Does the Bridgeport run in reverse by changing gears or by running the motor in reverse?
At this point I need to know if the motor needs to have the ability to turn left and right? I know nothing about electrical switches and such. I'll try to get a friend, who works on electric motors, hook all this up.

Thanks for any help.

Mule


----------



## JimDawson (Mar 14, 2015)

confederatemule said:


> Does the Bridgeport run in reverse by changing gears or by running the motor in reverse?



The short answer is yes, to both.

You do need to have a reversible motor.  When you put the head in back gear to use low speed range, the spindle turns backwards, so you need to run the motor in reverse to turn the spindle forward.
.
.


----------



## confederatemule (Mar 14, 2015)

Turning the drive pulleys by hand, I knew I could change spindle direction by operating certain levers.
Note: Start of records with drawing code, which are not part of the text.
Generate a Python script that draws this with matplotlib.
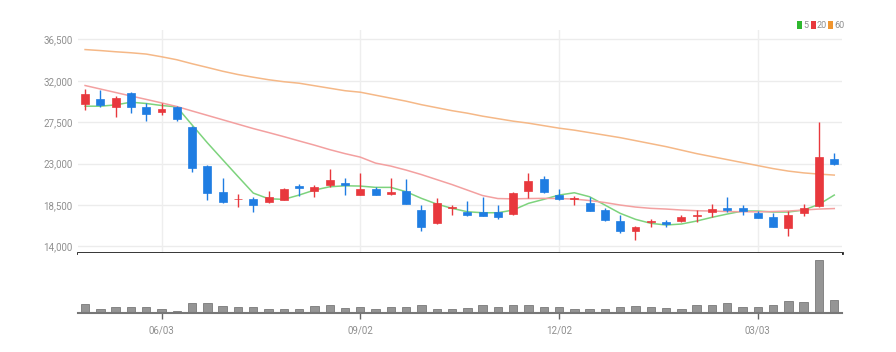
import matplotlib
matplotlib.use("Agg")
import matplotlib.pyplot as plt
from matplotlib.patches import Rectangle
import numpy as np
import datetime as dt

# ---- data (weekly candles) ----
start = dt.date(2024, 4, 29)
dates = [start + dt.timedelta(weeks=i) for i in range(50)]

opens = [29447, 29961, 29158, 30676, 29093, 28616, 29093, 26990, 22729, 19877,
         19118, 19183, 18825, 19042, 20527, 20050, 20668, 20918, 19584, 20202,
         19660, 20050, 17958, 16516, 18142, 17773, 17741, 17708, 17524, 20050,
         21286, 19552, 19118, 18684, 17958, 16798, 15648, 16624, 16657, 16765,
         17307, 17773, 18175, 18142, 17600, 17166, 15973, 17600, 18424, 23455]
highs = [31149, 31045, 30319, 30747, 29592, 29527, 29234, 27065, 22837, 21395,
         19693, 19400, 20050, 20311, 20777, 20636, 22371, 21395, 22002, 20484,
         21395, 21286, 18500, 19226, 18500, 18966, 19335, 18500, 19942, 22002,
         21644, 20202, 19476, 19335, 18142, 17416, 16223, 16949, 16873, 17416,
         17958, 18608, 19335, 18500, 17849, 17600, 17882, 18576, 27532, 24106]
lows = [28873, 29158, 28010, 28443, 27640, 28291, 27640, 22111, 19042, 18749,
        18316, 17708, 18749, 19042, 19476, 19335, 20484, 19584, 19584, 19584,
        19584, 18608, 15713, 16450, 17416, 17307, 17307, 16949, 17450, 19226,
        19768, 19050, 18500, 17882, 16800, 15496, 14705, 16147, 16082, 16700,
        16689, 17166, 17773, 17416, 17123, 16100, 15138, 17307, 18316, 22837]
closes = [30607, 29310, 30134, 29093, 28334, 28942, 27792, 22544, 19768, 18825,
          19183, 18500, 19335, 20235, 20311, 20419, 21210, 20668, 20202, 19584,
          19942, 18608, 16147, 18684, 18283, 17383, 17307, 17231, 19834, 21135,
          19942, 19118, 19226, 17882, 16873, 15713, 16082, 16689, 16440, 17231,
          17416, 18099, 17958, 17882, 17123, 16147, 17416, 18142, 23672, 22913]
volumes = [186, 80, 126, 120, 126, 94, 54, 214, 214, 146,
           120, 120, 94, 86, 94, 146, 160, 100, 126, 80,
           120, 126, 160, 94, 80, 106, 160, 126, 160, 174,
           126, 126, 94, 94, 86, 126, 140, 126, 106, 94,
           160, 160, 206, 134, 126, 166, 254, 226, 1060, 260]  # thousand shares

ma5 = [29234, 29234, 29375, 29668, 29527, 29310, 29158, 27195, 25255, 23423,
       21601, 19800, 19183, 19118, 19584, 20126, 20484, 20592, 20560, 20419,
       20419, 19942, 19226, 18608, 18142, 17773, 17665, 17665, 17958, 18684,
       19118, 19584, 19834, 19400, 18500, 17600, 16949, 16516, 16331, 16440,
       16765, 17166, 17524, 17849, 17849, 17741, 17741, 17958, 18576, 19584]
ma20 = [31479, 31100, 30720, 30340, 29972, 29592, 29200, 28714, 28237, 27760,
        27283, 26806, 26372, 25927, 25461, 25006, 24518, 24084, 23704, 23054,
        22729, 22295, 21807, 21265, 20723, 20126, 19530, 19205, 19172, 19205,
        19226, 19205, 19150, 18988, 18771, 18500, 18283, 18142, 18066, 17958,
        17882, 17849, 17795, 17773, 17762, 17795, 17849, 17958, 18066, 18120]
ma60 = [35383, 35274, 35144, 35035, 34894, 34602, 34277, 33843, 33442, 33030,
        32672, 32380, 32108, 31891, 31729, 31458, 31186, 30915, 30753, 30427,
        30102, 29777, 29397, 29072, 28747, 28476, 28150, 27879, 27608, 27391,
        27120, 26849, 26632, 26361, 26090, 25819, 25494, 25168, 24843, 24464,
        24084, 23759, 23433, 23108, 22783, 22458, 22187, 21991, 21861, 21753]

ytick_values = [14000, 18500, 23000, 27500, 32000, 36500]
xtick_labels = ["06/03", "09/02", "12/02", "03/03"]
legend_labels = ["5", "20", "60"]

# ---- style ----
UP = "#e8383d"
DOWN = "#1f7de2"
MA_COLORS = ["#7dd37d", "#f3a0a0", "#f5b887"]
LEG_COLORS = ["#2fb82f", "#e8383d", "#f0952f"]
TXT = "#8f8f8f"
FONT = ["Roboto", "DejaVu Sans"]

W, H = 896, 352
fig = plt.figure(figsize=(8.96, 3.52), dpi=100)
fig.patch.set_facecolor("white")
ax = fig.add_axes([0.0871, 0.2813, 0.8527, 0.6335])
axv = fig.add_axes([0.0871, 0.1094, 0.8527, 0.1719], sharex=ax)

x = np.arange(len(dates))
o = np.array(opens); c = np.array(closes); h = np.array(highs); l = np.array(lows)
colors = [UP if cc >= oo else DOWN for oo, cc in zip(o, c)]

# gridlines
for v in ytick_values:
    ax.axhline(v, color="#ececec", lw=1.0, zorder=0)
tick_idx = [next(i for i, d in enumerate(dates) if d.strftime("%m/%d") == lab) for lab in xtick_labels]
for ti in tick_idx:
    ax.axvline(ti, color="#eeeeee", lw=1.0, zorder=0)

# MA lines
for ser, col in zip([ma5, ma20, ma60], MA_COLORS):
    ax.plot(x, ser, color=col, lw=1.1, zorder=2)

# candles
ax.vlines(x, l, h, colors=colors, lw=1.0, zorder=3)
body_bottom = np.minimum(o, c)
body_h = np.maximum(np.abs(c - o), 90)
ax.bar(x, body_h, bottom=body_bottom, width=0.52, color=colors, edgecolor=colors, lw=0.5, zorder=4)

ax.set_xlim(-0.46, 49.51)
ax.set_ylim(13295, 37508)
ax.set_yticks(ytick_values)
ax.set_yticklabels([f"{v:,}" for v in ytick_values], fontsize=7, color=TXT, family=FONT)
ax.tick_params(axis="y", length=0, pad=4)
ax.tick_params(axis="x", length=0, labelbottom=False)
for s in ["top", "right", "left"]:
    ax.spines[s].set_visible(False)
ax.spines["bottom"].set_color("#222222")
ax.spines["bottom"].set_linewidth(2.0)

# legend (pixel positions converted to figure fraction)
sq_x = [797, 811, 828]
txt_x = [803, 817, 834]
ly = 25
for sx, tx, lab, col in zip(sq_x, txt_x, legend_labels, LEG_COLORS):
    fig.patches.append(Rectangle((sx / W, 1 - (ly + 3.5) / H), 4.5 / W, 7 / H,
                                 transform=fig.transFigure, color=col, lw=0))
    fig.text(tx / W, 1 - ly / H, lab, color=TXT, fontsize=6.5, ha="left", va="center", family=FONT)

# volume
axv.bar(x, volumes, width=0.55, color="#959595", edgecolor="#7a7a7a", lw=0.6, zorder=2)
axv.set_ylim(0, max(volumes) * 60.5 / 53)
axv.set_yticks([])
for s in ["top", "right", "left"]:
    axv.spines[s].set_visible(False)
axv.spines["bottom"].set_color("#777777")
axv.spines["bottom"].set_linewidth(1.5)
axv.set_xticks(tick_idx)
axv.set_xticklabels(xtick_labels, fontsize=7, color=TXT, family=FONT)
axv.tick_params(axis="x", length=4, width=1, color="#666666", pad=5)

fig.savefig("out.png", dpi=100, facecolor="white")
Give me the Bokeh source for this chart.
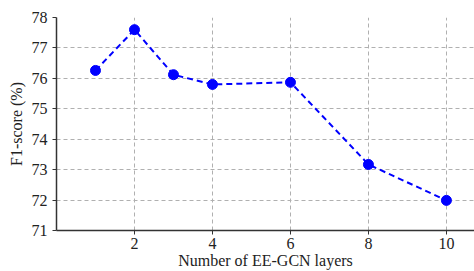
from bokeh.plotting import figure
from bokeh.models import Range1d, FixedTicker, ColumnDataSource
from bokeh.embed import file_html
from bokeh.resources import INLINE

layers = [1, 2, 3, 4, 6, 8, 10]
f1 = [76.26, 77.60, 76.12, 75.80, 75.87, 73.17, 71.99]
x_ticks = [2, 4, 6, 8, 10]
y_ticks = [71, 72, 73, 74, 75, 76, 77, 78]

src = ColumnDataSource(data=dict(x=layers, y=f1))

p = figure(width=474, height=271, output_backend="svg", toolbar_location=None,
           x_range=Range1d(0, 10.72), y_range=Range1d(71, 78),
           min_border_left=56, min_border_right=0, min_border_top=17, min_border_bottom=41)
p.outline_line_color = None
p.background_fill_color = "white"
p.border_fill_color = "white"

p.line("x", "y", source=src, line_color="#0000ff", line_width=2, line_dash="6 4")
p.scatter("x", "y", source=src, size=10, fill_color="#0000ff", line_color="#0000ff")

font = "Liberation Serif"
for ax in (p.xaxis[0], p.yaxis[0]):
    ax.axis_line_color = "#333333"
    ax.axis_line_width = 1.5
    ax.major_tick_line_color = "#333333"
    ax.major_tick_out = 4
    ax.major_tick_in = 0
    ax.minor_tick_line_color = None
    ax.major_label_text_font = font
    ax.major_label_text_font_size = "16px"
    ax.major_label_text_color = "#222222"
    ax.axis_label_text_font = font
    ax.axis_label_text_font_size = "16px"
    ax.axis_label_text_font_style = "normal"
    ax.axis_label_text_color = "#222222"

p.xaxis.ticker = FixedTicker(ticks=x_ticks)
p.yaxis.ticker = FixedTicker(ticks=y_ticks)
p.xaxis.axis_label = "Number of EE-GCN layers"
p.yaxis.axis_label = "F1-score (%)"
p.xaxis.major_label_standoff = 3
p.yaxis.major_label_standoff = 5
p.xaxis.axis_label_standoff = 0
p.yaxis.axis_label_standoff = 4

for g in (p.xgrid[0], p.ygrid[0]):
    g.grid_line_color = "#b0b0b0"
    g.grid_line_dash = "4 3"
    g.grid_line_width = 1

open("out.html", "w").write(file_html(p, INLINE))
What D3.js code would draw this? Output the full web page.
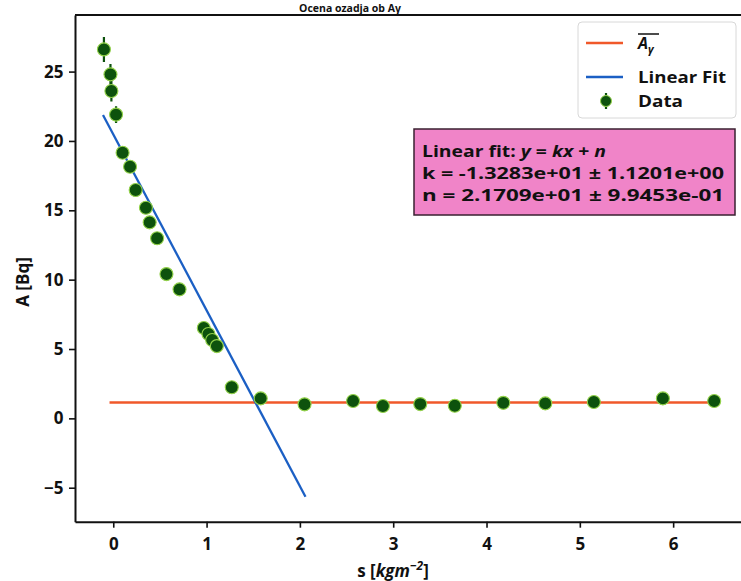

I was not sure if the reversible motor was necessary. 

I see now why it is necessary. 

I've got a lot to learn, but if I ever get it going I will learn.

Thanks,
Mule


----------



## OldMachinist (Mar 15, 2015)

Be aware that most single phase motors are not instant reversing, meaning that you'll have to stop the spindle then reverse. A three phase motor can be instantly reversed.


----------